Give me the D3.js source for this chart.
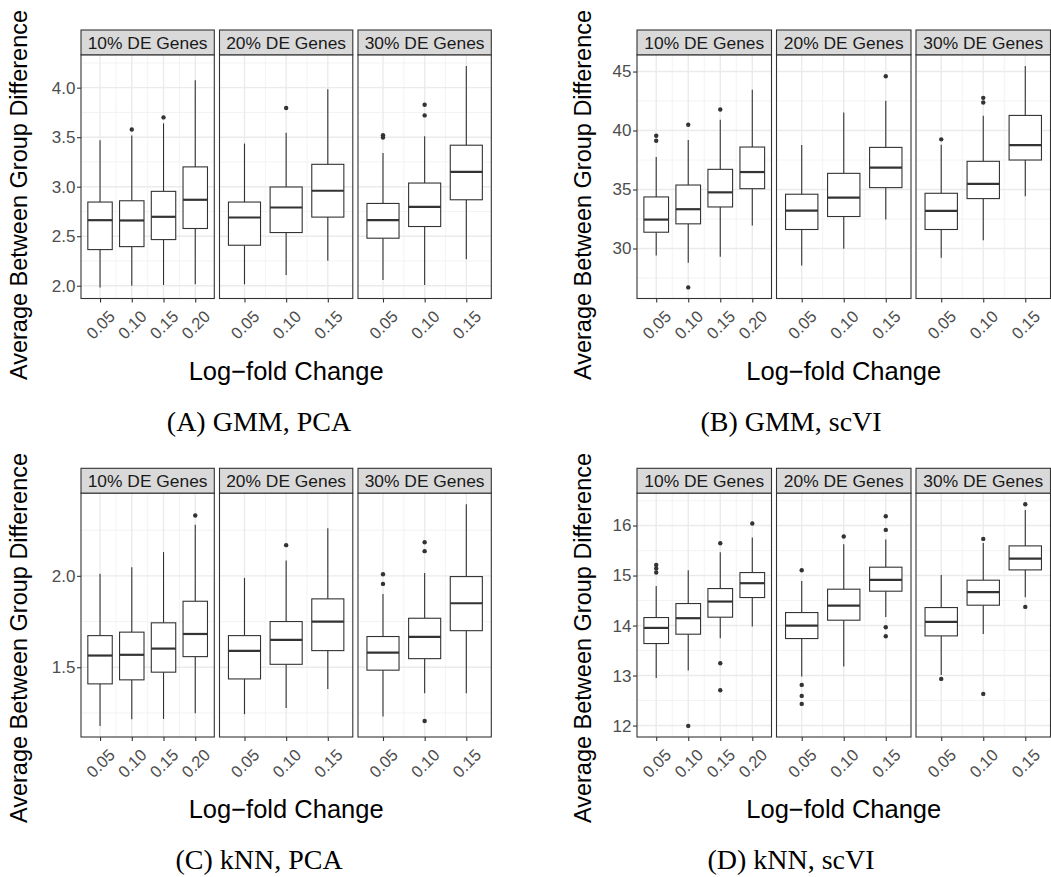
<!DOCTYPE html>
<html><head><meta charset="utf-8">
<script src="https://cdn.jsdelivr.net/npm/d3@7"></script>
<style>body{margin:0;background:#fff}svg{display:block}</style>
</head><body>
<script>
// ---------- data ----------
const facetLabels = ["10% DE Genes", "20% DE Genes", "30% DE Genes"];
const lfcLevels = [["0.05","0.10","0.15","0.20"], ["0.05","0.10","0.15"], ["0.05","0.10","0.15"]];
const xTitle = "Log\u2212fold Change";
const yTitle = "Average Between Group Difference";
const captions = ["(A) GMM, PCA", "(B) GMM, scVI", "(C) kNN, PCA", "(D) kNN, scVI"];

// box stats: [lower whisker, Q1, median, Q3, upper whisker]
const gmmPcaStats = [
  [[1.983,2.365,2.662,2.845,3.47],[2.0,2.395,2.659,2.858,3.517],[2.007,2.466,2.696,2.953,3.64],[2.014,2.578,2.868,3.20,4.074]],
  [[2.014,2.409,2.689,2.845,3.436],[2.108,2.537,2.79,2.997,3.544],[2.253,2.693,2.959,3.226,3.983]],
  [[2.057,2.48,2.662,2.831,3.341],[2.007,2.598,2.797,3.037,3.51],[2.267,2.868,3.149,3.419,4.22]]
];
const gmmPcaOutliers = [
  [[],[3.578],[3.70],[]],
  [[],[3.794],[]],
  [[3.52,3.497],[3.828,3.72],[]]
];
const gmmPcaTicks = [2.0, 2.5, 3.0, 3.5, 4.0];

const gmmScviStats = [
  [[29.41,31.38,32.45,34.37,37.75],[28.79,32.09,33.33,35.38,39.19],[29.30,33.52,34.76,36.71,40.91],[31.95,35.07,36.48,38.60,43.45]],
  [[28.56,31.61,33.21,34.60,38.77],[29.97,32.71,34.31,36.37,41.53],[32.45,35.16,36.85,38.57,42.52]],
  [[29.21,31.61,33.19,34.68,38.80],[30.70,34.23,35.47,37.39,41.25],[34.43,37.50,38.77,41.28,45.48]]
];
const gmmScviOutliers = [
  [[39.56,39.13],[40.49,26.70],[41.78],[]],
  [[],[],[44.60]],
  [[39.25],[42.77,42.38],[]]
];
const gmmScviTicks = [30, 35, 40, 45];

const knnPcaStats = [
  [[1.179,1.409,1.564,1.673,2.011],[1.215,1.431,1.568,1.692,2.047],[1.217,1.473,1.602,1.743,2.13],[1.248,1.558,1.682,1.861,2.279]],
  [[1.243,1.436,1.589,1.673,1.989],[1.277,1.516,1.65,1.75,2.084],[1.381,1.591,1.75,1.874,2.261]],
  [[1.23,1.484,1.58,1.668,1.901],[1.358,1.547,1.666,1.768,2.015],[1.358,1.70,1.85,1.996,2.392]]
];
const knnPcaOutliers = [
  [[],[],[],[2.33]],
  [[],[2.168],[]],
  [[2.009,1.956],[2.184,2.135,1.206],[]]
];
const knnPcaTicks = [1.5, 2.0];

const knnScviStats = [
  [[12.953,13.64,13.953,14.16,14.793],[13.10,13.827,14.147,14.44,15.107],[13.747,14.167,14.48,14.74,15.467],[13.98,14.56,14.847,15.06,15.76]],
  [[12.98,13.74,14.0,14.26,14.893],[13.18,14.107,14.4,14.727,15.627],[14.173,14.687,14.913,15.167,15.72]],
  [[13.013,13.793,14.073,14.36,15.013],[13.833,14.407,14.667,14.907,15.653],[14.567,15.113,15.34,15.593,16.313]]
];
const knnScviOutliers = [
  [[15.213,15.14,15.06],[11.993],[15.647,13.247,12.707],[16.04]],
  [[15.107,12.813,12.593,12.433],[15.78],[16.187,15.913,13.967,13.787]],
  [[12.933],[15.733,12.633],[16.427,14.373]]
];
const knnScviTicks = [12, 13, 14, 15, 16];

// ---------- layout ----------
const W = 1051, H = 877;
const svg = d3.select("body").append("svg").attr("width", W).attr("height", H)
  .style("font-family", "'Liberation Sans', Arial, sans-serif");

const panels = [
  {stats: gmmPcaStats, outl: gmmPcaOutliers, ticks: gmmPcaTicks, fmt: d3.format(".1f"),
   left: 81, facetW: 133.3, step: 138.5, stripTop: 30, bottom: 298.5, titleX: 27, titleY: 195, capX: 259, capY: 431},
  {stats: gmmScviStats, outl: gmmScviOutliers, ticks: gmmScviTicks, fmt: d3.format("d"),
   left: 637, facetW: 134.5, step: 139.5, stripTop: 30, bottom: 298.5, titleX: 591, titleY: 195, capX: 791, capY: 431},
  {stats: knnPcaStats, outl: knnPcaOutliers, ticks: knnPcaTicks, fmt: d3.format(".1f"),
   left: 81, facetW: 133.3, step: 138.5, stripTop: 468.3, bottom: 737, titleX: 27, titleY: 638, capX: 259, capY: 869},
  {stats: knnScviStats, outl: knnScviOutliers, ticks: knnScviTicks, fmt: d3.format("d"),
   left: 637, facetW: 134.5, step: 139.5, stripTop: 468.3, bottom: 737, titleX: 591, titleY: 638, capX: 791, capY: 869}
];
const stripH = 24.8;
const boxFrac = 0.77;
const ink = "#333333";
const stripFs = 17.4, tickFs = 17, xTickFs = 16.5;

panels.forEach((p, pi) => {
  const g = svg.append("g");
  const panelTop = p.stripTop + stripH;
  // y scale with ggplot-like 5% expansion
  const allVals = [];
  p.stats.forEach((f, fi) => f.forEach((s, ci) => { allVals.push(...s, ...p.outl[fi][ci]); }));
  const lo = d3.min(allVals), hi = d3.max(allVals), pad = (hi - lo) * 0.05;
  const y = d3.scaleLinear().domain([lo - pad, hi + pad]).range([p.bottom, panelTop]);
  const tickStep = p.ticks[1] - p.ticks[0];
  const minor = [];
  for (let v = p.ticks[0] - tickStep / 2; v <= hi + pad; v += tickStep) {
    if (v >= lo - pad) minor.push(v);
  }

  facetLabels.forEach((lab, fi) => {
    const fx0 = p.left + fi * p.step, fx1 = fx0 + p.facetW;
    const cats = lfcLevels[fi];
    const x = d3.scalePoint().domain(cats).range([fx0, fx1]).padding(0.6);
    const bw = x.step() * boxFrac;
    const fg = g.append("g");
    fg.append("rect").attr("x", fx0).attr("y", panelTop).attr("width", p.facetW)
      .attr("height", p.bottom - panelTop).attr("fill", "#fff");
    // minor grid
    fg.selectAll(".mh").data(minor).join("line")
      .attr("x1", fx0).attr("x2", fx1).attr("y1", d => y(d)).attr("y2", d => y(d))
      .attr("stroke", "#F2F2F2").attr("stroke-width", 0.9);
    const midX = cats.slice(1).map((c, i) => (x(c) + x(cats[i])) / 2);
    fg.selectAll(".mv").data(midX).join("line")
      .attr("x1", d => d).attr("x2", d => d).attr("y1", panelTop).attr("y2", p.bottom)
      .attr("stroke", "#F2F2F2").attr("stroke-width", 0.9);
    // major grid
    fg.selectAll(".Mh").data(p.ticks).join("line")
      .attr("x1", fx0).attr("x2", fx1).attr("y1", d => y(d)).attr("y2", d => y(d))
      .attr("stroke", "#EBEBEB").attr("stroke-width", 1.4);
    fg.selectAll(".Mv").data(cats).join("line")
      .attr("x1", d => x(d)).attr("x2", d => x(d)).attr("y1", panelTop).attr("y2", p.bottom)
      .attr("stroke", "#EBEBEB").attr("stroke-width", 1.4);

    // boxes
    cats.forEach((c, ci) => {
      const s = p.stats[fi][ci];
      const cx = x(c);
      const bg = fg.append("g");
      bg.append("line").attr("x1", cx).attr("x2", cx).attr("y1", y(s[3])).attr("y2", y(s[4]))
        .attr("stroke", ink).attr("stroke-width", 1.1);
      bg.append("line").attr("x1", cx).attr("x2", cx).attr("y1", y(s[1])).attr("y2", y(s[0]))
        .attr("stroke", ink).attr("stroke-width", 1.1);
      bg.append("rect").attr("x", cx - bw / 2).attr("width", bw)
        .attr("y", y(s[3])).attr("height", y(s[1]) - y(s[3]))
        .attr("fill", "#fff").attr("stroke", ink).attr("stroke-width", 1.1);
      bg.append("line").attr("x1", cx - bw / 2).attr("x2", cx + bw / 2)
        .attr("y1", y(s[2])).attr("y2", y(s[2])).attr("stroke", ink).attr("stroke-width", 2.2);
      bg.selectAll("circle").data(p.outl[fi][ci]).join("circle")
        .attr("cx", cx).attr("cy", d => y(d)).attr("r", 2.2).attr("fill", ink);
    });

    // border
    fg.append("rect").attr("x", fx0).attr("y", panelTop).attr("width", p.facetW)
      .attr("height", p.bottom - panelTop).attr("fill", "none").attr("stroke", ink).attr("stroke-width", 1.1);
    // strip
    fg.append("rect").attr("x", fx0).attr("y", p.stripTop).attr("width", p.facetW).attr("height", stripH)
      .attr("fill", "#D9D9D9").attr("stroke", ink).attr("stroke-width", 1.1);
    fg.append("text").attr("x", (fx0 + fx1) / 2).attr("y", p.stripTop + stripH / 2 + 0.358 * stripFs)
      .attr("text-anchor", "middle").attr("font-size", stripFs).attr("fill", "#1A1A1A").text(lab);

    // x axis
    const xa = fg.append("g").attr("transform", `translate(0,${p.bottom})`)
      .call(d3.axisBottom(x).tickSize(4).tickSizeOuter(0));
    xa.select(".domain").remove();
    xa.selectAll(".tick line").attr("stroke", ink).attr("stroke-width", 1.1);
    xa.selectAll(".tick text").attr("fill", "#4D4D4D").attr("font-size", xTickFs)
      .attr("font-family", "'Liberation Sans', Arial, sans-serif")
      .attr("text-anchor", "end").attr("dy", null).attr("y", null)
      .attr("transform", "translate(15.5,19) rotate(-45)");
  });

  // y axis on the first facet
  const ya = g.append("g").attr("transform", `translate(${p.left},0)`)
    .call(d3.axisLeft(y).tickValues(p.ticks).tickFormat(p.fmt).tickSize(4).tickPadding(1.5));
  ya.select(".domain").remove();
  ya.selectAll(".tick line").attr("stroke", ink).attr("stroke-width", 1.1);
  ya.selectAll(".tick text").attr("fill", "#4D4D4D").attr("font-size", tickFs)
    .attr("font-family", "'Liberation Sans', Arial, sans-serif");

  // titles
  const spanMid = p.left + (2 * p.step + p.facetW) / 2;
  g.append("text").attr("x", spanMid).attr("y", p.bottom + 81).attr("text-anchor", "middle")
    .attr("font-size", 25.5).attr("fill", "#000").text(xTitle);
  g.append("text").attr("transform", `translate(${p.titleX},${p.titleY}) rotate(-90)`)
    .attr("text-anchor", "middle").attr("font-size", 23.5).attr("fill", "#000").text(yTitle);
  g.append("text").attr("x", p.capX).attr("y", p.capY).attr("text-anchor", "middle")
    .attr("font-family", "'Liberation Serif', 'Times New Roman', serif").attr("font-size", 28)
    .attr("fill", "#000").text(captions[pi]);
});
</script>
</body></html>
________________________________________
From the opening line of the listing above through the line bearing "const gmmPcaTicks = [2.0, 2.5, 3.0, 3.5, 4.0];", repeat each line exactly. Drop every picture.

__Task output__.
Give me the D3.js source for this chart.
<!DOCTYPE html>
<html><head><meta charset="utf-8">
<script src="https://cdn.jsdelivr.net/npm/d3@7"></script>
<style>body{margin:0;background:#fff}svg{display:block}</style>
</head><body>
<script>
// ---------- data ----------
const facetLabels = ["10% DE Genes", "20% DE Genes", "30% DE Genes"];
const lfcLevels = [["0.05","0.10","0.15","0.20"], ["0.05","0.10","0.15"], ["0.05","0.10","0.15"]];
const xTitle = "Log\u2212fold Change";
const yTitle = "Average Between Group Difference";
const captions = ["(A) GMM, PCA", "(B) GMM, scVI", "(C) kNN, PCA", "(D) kNN, scVI"];

// box stats: [lower whisker, Q1, median, Q3, upper whisker]
const gmmPcaStats = [
  [[1.983,2.365,2.662,2.845,3.47],[2.0,2.395,2.659,2.858,3.517],[2.007,2.466,2.696,2.953,3.64],[2.014,2.578,2.868,3.20,4.074]],
  [[2.014,2.409,2.689,2.845,3.436],[2.108,2.537,2.79,2.997,3.544],[2.253,2.693,2.959,3.226,3.983]],
  [[2.057,2.48,2.662,2.831,3.341],[2.007,2.598,2.797,3.037,3.51],[2.267,2.868,3.149,3.419,4.22]]
];
const gmmPcaOutliers = [
  [[],[3.578],[3.70],[]],
  [[],[3.794],[]],
  [[3.52,3.497],[3.828,3.72],[]]
];
const gmmPcaTicks = [2.0, 2.5, 3.0, 3.5, 4.0];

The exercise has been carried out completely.